Biography
Read our interview with Frank Hopfgartner
Frank Hopfgartner is Lecturer in Information Studies at University of Glasgow. Prior to moving to Scotland, he has held various roles in Berlin, Dublin, Berkeley, and London, respectively. He holds a PhD in Computing Science from University of Glasgow, and has published over 100 papers in the fields of user modeling, information retrieval, and the analysis of heterogeneous sensor data. Frank has organised various panels, tutorials and workshops on Quantified Self and related fields at renowned conferences such as UMAP, UbiComp, SIGIR, ICME, Hypertext, BIBM, ECIR, JCDL, and Pervasive Health. He is co-organiser of NTCIR Lifelog, a shared evaluation task of lifelogging and quantified self-techniques, and General Chair of HealthWear’16.
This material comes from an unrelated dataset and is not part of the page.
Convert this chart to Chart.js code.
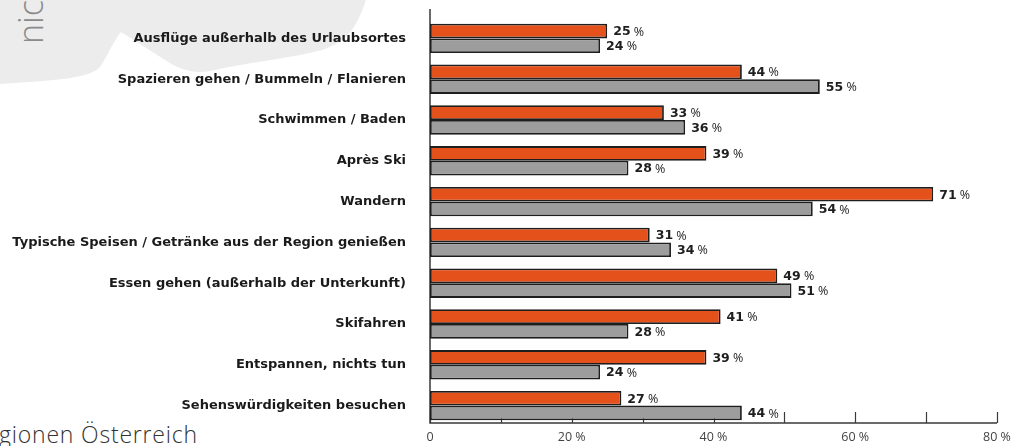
<!DOCTYPE html>
<html lang="de">
<head>
<meta charset="utf-8">
<title>Aktivitäten im Urlaub</title>
<script src="https://cdn.jsdelivr.net/npm/chart.js@4"></script>
<style>
  html, body { margin: 0; padding: 0; background: #fff; }
  #wrap { position: relative; width: 1030px; height: 446px; overflow: hidden; }
  #blob { position: absolute; left: 0; top: 0; z-index: 0; }
  #chartBox { position: absolute; left: 0; top: 0; width: 1030px; height: 446px; z-index: 2; }
  .side-word {
    position: absolute; z-index: 1;
    font-family: "Open Sans", sans-serif; font-weight: 300;
    white-space: nowrap;
  }
  #nic { left: 13px; top: 44px; font-size: 34px; line-height: 34px; color: #8a8a8a;
         transform-origin: 0 0; transform: rotate(-90deg); }
  #region { left: -1px; top: 423px; font-size: 23px; line-height: 23px; color: #333; letter-spacing: 0.8px; }
</style>
</head>
<body>
<div id="wrap">
  <svg id="blob" width="400" height="100" viewBox="0 0 400 100">
    <path d="M0,0 H366 C356,30 346,42 322,50 C292,58 250,62 210,71 C195,74 180,70 165,60 L121,32 C114,40 108,55 100,67 C90,78 60,80 0,84 Z" fill="#ececec"/>
  </svg>
  <div class="side-word" id="nic">nic</div>
  <div class="side-word" id="region">gionen Österreich</div>
  <div id="chartBox"><canvas id="chart"></canvas></div>
</div>

<script>
/* ---------------------------------------------------------------
   DATA
   --------------------------------------------------------------- */
const categories = [
  "Ausflüge außerhalb des Urlaubsortes",
  "Spazieren gehen / Bummeln / Flanieren",
  "Schwimmen / Baden",
  "Après Ski",
  "Wandern",
  "Typische Speisen / Getränke aus der Region genießen",
  "Essen gehen (außerhalb der Unterkunft)",
  "Skifahren",
  "Entspannen, nichts tun",
  "Sehenswürdigkeiten besuchen"
];
const seriesOrange = [25, 44, 33, 39, 71, 31, 49, 41, 39, 27];
const seriesGrey   = [24, 55, 36, 28, 54, 34, 51, 28, 24, 44];
const xTicks = [0, 10, 20, 30, 40, 50, 60, 70, 80];
const xLabelled = [0, 20, 40, 60, 80];

const FONT = "'DejaVu Sans', sans-serif";
const LIGHT = "'Open Sans', sans-serif";

/* ---------------------------------------------------------------
   Axis lines + upward tick marks (drawn under the bars)
   --------------------------------------------------------------- */
const axisPlugin = {
  id: "axisLines",
  beforeDatasetsDraw(chart) {
    const { ctx, chartArea, scales } = chart;
    const yAxis = chartArea.bottom - 3;
    ctx.save();
    ctx.strokeStyle = "#3a3a3a";
    ctx.lineWidth = 1.5;
    ctx.beginPath();
    ctx.moveTo(chartArea.left, chartArea.top - 9);
    ctx.lineTo(chartArea.left, yAxis);
    ctx.lineTo(scales.x.getPixelForValue(80), yAxis);
    ctx.stroke();
    ctx.lineWidth = 1.2;
    xTicks.forEach(v => {
      const px = Math.round(scales.x.getPixelForValue(v)) + 0.5;
      ctx.beginPath();
      ctx.moveTo(px, yAxis);
      ctx.lineTo(px, yAxis - 11);
      ctx.stroke();
    });
    ctx.restore();
  }
};

/* ---------------------------------------------------------------
   Value labels: bold number + regular "%"
   --------------------------------------------------------------- */
const valuePlugin = {
  id: "valueLabels",
  afterDatasetsDraw(chart) {
    const { ctx } = chart;
    ctx.save();
    ctx.textBaseline = "middle";
    ctx.fillStyle = "#1e1e1e";
    chart.data.datasets.forEach((ds, i) => {
      chart.getDatasetMeta(i).data.forEach((bar, j) => {
        const num = String(ds.data[j]);
        let x = bar.x + 6;
        const y = bar.y + 1;
        ctx.font = "bold 12.5px " + FONT;
        ctx.fillText(num, x, y);
        x += ctx.measureText(num).width;
        ctx.font = "12.5px " + LIGHT;
        ctx.fillText(" %", x, y);
      });
    });
    ctx.restore();
  }
};

new Chart(document.getElementById("chart"), {
  type: "bar",
  data: {
    labels: categories,
    datasets: [
      {
        label: "Orange",
        data: seriesOrange,
        backgroundColor: "#e5511a",
        borderColor: "#1e1e1e",
        borderWidth: 1.8,
        borderSkipped: false,
        categoryPercentage: 0.72,
        barPercentage: 1.0
      },
      {
        label: "Grau",
        data: seriesGrey,
        backgroundColor: "#9d9d9d",
        borderColor: "#1e1e1e",
        borderWidth: 1.8,
        borderSkipped: false,
        categoryPercentage: 0.72,
        barPercentage: 1.0
      }
    ]
  },
  options: {
    indexAxis: "y",
    responsive: true,
    maintainAspectRatio: false,
    animation: false,
    layout: { padding: { top: 18, right: 33, bottom: 0, left: 0 } },
    plugins: {
      legend: { display: false },
      tooltip: { enabled: false }
    },
    scales: {
      x: {
        min: 0,
        max: 80,
        afterBuildTicks(scale) {
          scale.ticks = xTicks.map(v => ({ value: v }));
        },
        afterFit(scale) { scale.height = 20; },
        ticks: {
          autoSkip: false,
          maxRotation: 0,
          padding: 4,
          color: "#444",
          font: { family: LIGHT, size: 12.5, weight: "normal" },
          callback: v => xLabelled.includes(v) ? (v === 0 ? "0" : v + " %") : ""
        },
        grid: { display: false, drawTicks: false },
        border: { display: false }
      },
      y: {
        afterFit(scale) {
          scale.width = 430;
          scale.paddingTop = 0;
          scale.paddingBottom = 0;
        },
        ticks: {
          padding: 24,
          color: "#1a1a1a",
          font: { family: FONT, size: 13, weight: "bold" }
        },
        grid: { display: false, drawTicks: false },
        border: { display: false }
      }
    }
  },
  plugins: [axisPlugin, valuePlugin]
});
</script>
</body>
</html>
Birds of a Feather session title: Wearables for Healthcare
Birds of a Feather scope: A variety of relevant health and fitness parameters are now being captured via an ecosystem of consumer-oriented wearable self-tracking devices, smartphone apps and related services. Techniques from information science, sociology, psychology, statistics, machine learning and data mining are applied to analyze collected data. These techniques provide new opportunities to enrich understanding of individual and population health. Self-tracking data can provide better measures of every-day behavior and lifestyle and can complement more traditional clinical data collection, towards a comprehensive picture of health. Apart from technical challenges arising from gathering and accessing such data, various additional aspects need to be considered that are concerned with the impact on these new technological advances both for individuals as well as for society as a whole. This birds of feather session aims to bring this topic to the attention of the eHealth360° Summit.